280.16. Test case 14: func_xdp_prog_mq

This test loads a custom xdp program on the network interface with two queues and then creates a PMD with sockets on those two queues. It assumes the custom program compilation outlined in the previous test has been completed.

  1. Set the hardware queues:

    ethtool -L eth0 combined 2
    
  2. Configure busy polling settings:

    echo 2 >> /sys/class/net/eth0/napi_defer_hard_irqs
    echo 200000 >> /sys/class/net/eth0/gro_flush_timeout
    
  3. Start testpmd:

    ./x86_64-native-linuxapp-gcc/app/dpdk-testpmd --no-pci \
    --vdev=net_af_xdp0,iface=eth0,xdp_prog=xdp_example.o,queue_count=2 \
    --log-level=pmd.net.af_xdp,debug -- \
    --rxq=2 --txq=2 \
    --forward-mode=macswap
    
  4. Check for the log Successfully loaded XDP program xdp_example.o with fd <fd>

  5. Send packets with random IP addresses by packet generator. Ensure some packets were distributed to the two queues.

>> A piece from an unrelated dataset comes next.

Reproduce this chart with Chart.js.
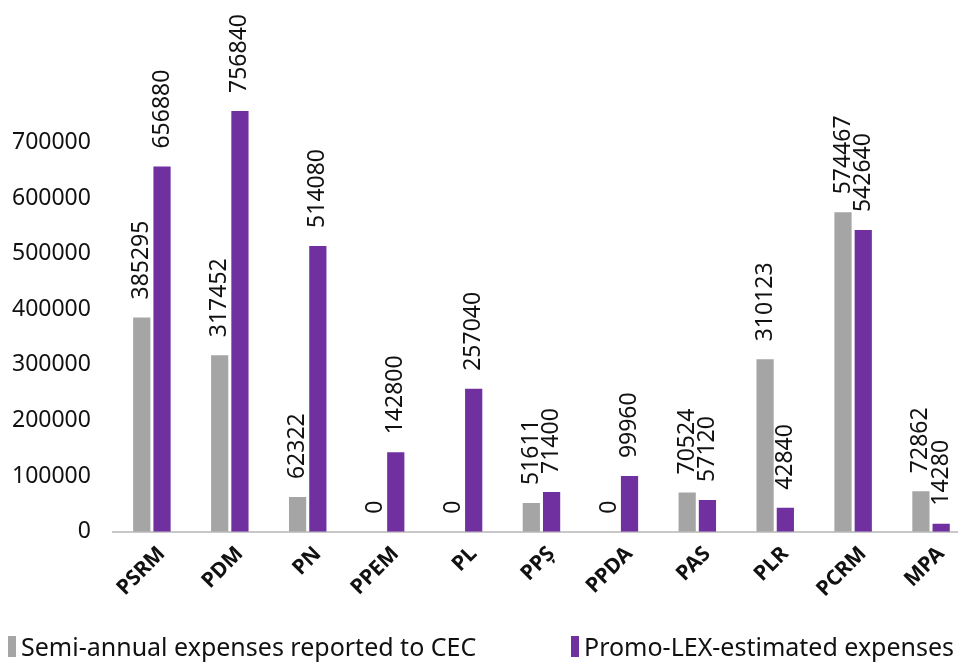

280.17. Test case 15: func_secondary_prog

This test launches two processes - a primary and a secondary DPDK process. It verifies that the secondary process can communicate with the primary by running the “show port info all” command in the secondary and ensuring that the port info matches that of the PMD in the primary process.

  1. Set the hardware queues:

    ethtool -L eth0 combined 1
    
  2. Configure busy polling settings:

    echo 2 >> /sys/class/net/eth0/napi_defer_hard_irqs
    echo 200000 >> /sys/class/net/eth0/gro_flush_timeout
    
  3. Start testpmd (primary):

    /root/dpdk/build/app/dpdk-testpmd --no-pci \
    --vdev=net_af_xdp0,iface=eth0 \
    --log-level=pmd.net.af_xdp,debug \
    -- --forward-mode=macswap -a -i
    
  4. Start testpmd (secondary):

    /root/dpdk/build/app/dpdk-testpmd --no-pci \
    --proc-type=auto \
    --log-level=pmd.net.af_xdp,debug \
    -- -i -a
    
  5. execute the CLI command show port info all in the secondary process and ensure that you can see the port info of the net_af_xdp0 PMD from the primary process.